Family says sister of prominent Egyptian activist arrested

CAIRO (AP) — The family of a leading Egyptian pro-democracy activist, who was arrested amid a clampdown following anti-government protests last year, said his youngest sister was detained Tuesday.

Sanaa Seif, the youngest sister of Alaa Abdel-Fattah, was taken into an unmarked white van by what her family believes were officers dressed in plain clothes from outside the public prosecutor’s headquarters in Cairo.

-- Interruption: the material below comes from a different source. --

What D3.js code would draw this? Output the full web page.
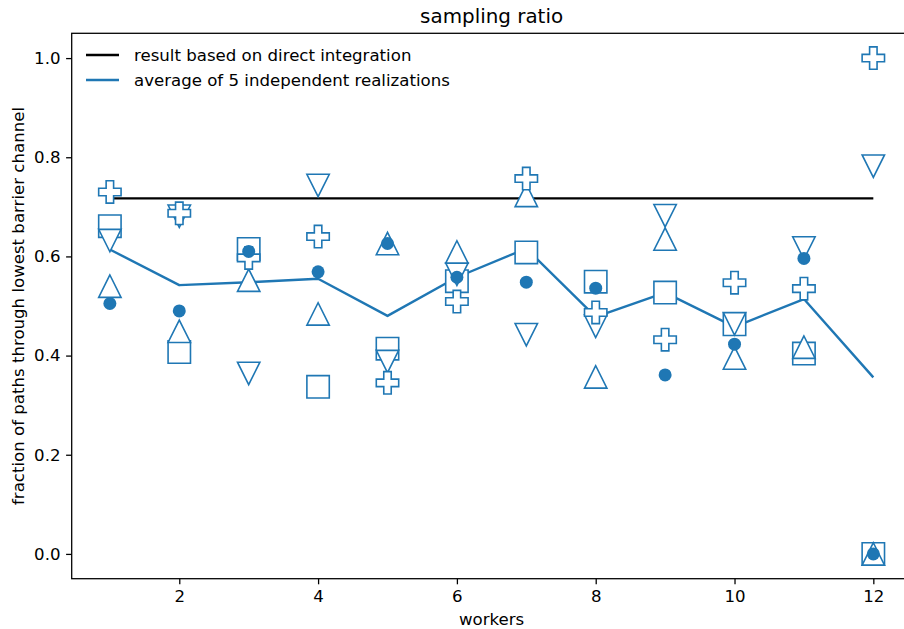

The family had been to the prosecutor’s office to file a complaint about an alleged attack outside Cairo’s Tora prison complex the previous day, her older sister Mona Seif said.

There was no immediate statement from authorities on Sanaa Seif’s detention and a government media officer said he was not available for comment.

Sanaa Seif appeared less than two hours after detainment at the State Security Prosecution office in another Cairo neighborhood, her older sister said, though it was not clear what charges the 26-year-old faces.

The family of Alaa Abdel-Fattah had been going daily for a week to Tora prison hoping to receive a letter from Alaa that prison officials had promised they would pass to them, the family said in a series of posts on social media.

In their posts, they said a group of women attacked them when they were sleeping outside the prison complex, beating the two sisters and their mother — all of them activists — and stealing their belongings while security officials stood nearby.

“Sanaa came to join us at the public prosecutor’s officer so the prosecutors could see the bruises on her body from yesterday’s attack,” Mona Seif said.

Alaa Abdel-Fattah, who rose to prominence with Egypt’s 2011 uprising, was among more than 2,900 people who activists say were arrested following the small and rare September protests that demanded President Abdel Fattah el-Sissi step down.

His arrest on Sept. 29, 2019 came a few months after he had been released in March following five years in prison for taking part in a peaceful protest against the military trials of civilians.

Abdel-Fattah had been detained several times before under different governments for lobbying for civil rights on social media and in public. An influential blogger, he hails from a family of political activists, lawyers and writers. His late father was one of Egypt’s most tireless rights lawyers and his sisters are also political activists. His aunt is award-winning novelist Ahdaf Soueif.

To many, Abdel-Fattah’s imprisonment in 2013 after el-Sissi rose to power — at a time when authorities imposed draconian laws banning public gatherings and unauthorized demonstrations — was another sign of Egypt’s return to autocratic rule.

El-Sissi led the military’s removal in 2013 of the country’s first democratically elected Islamist president, Mohammed Morsi. Morsi’s one-year rule proved divisive, sparking nationwide protests. Since then, el-Sissi has overseen an unprecedented crackdown on dissent and media, silencing critics and jailing thousands.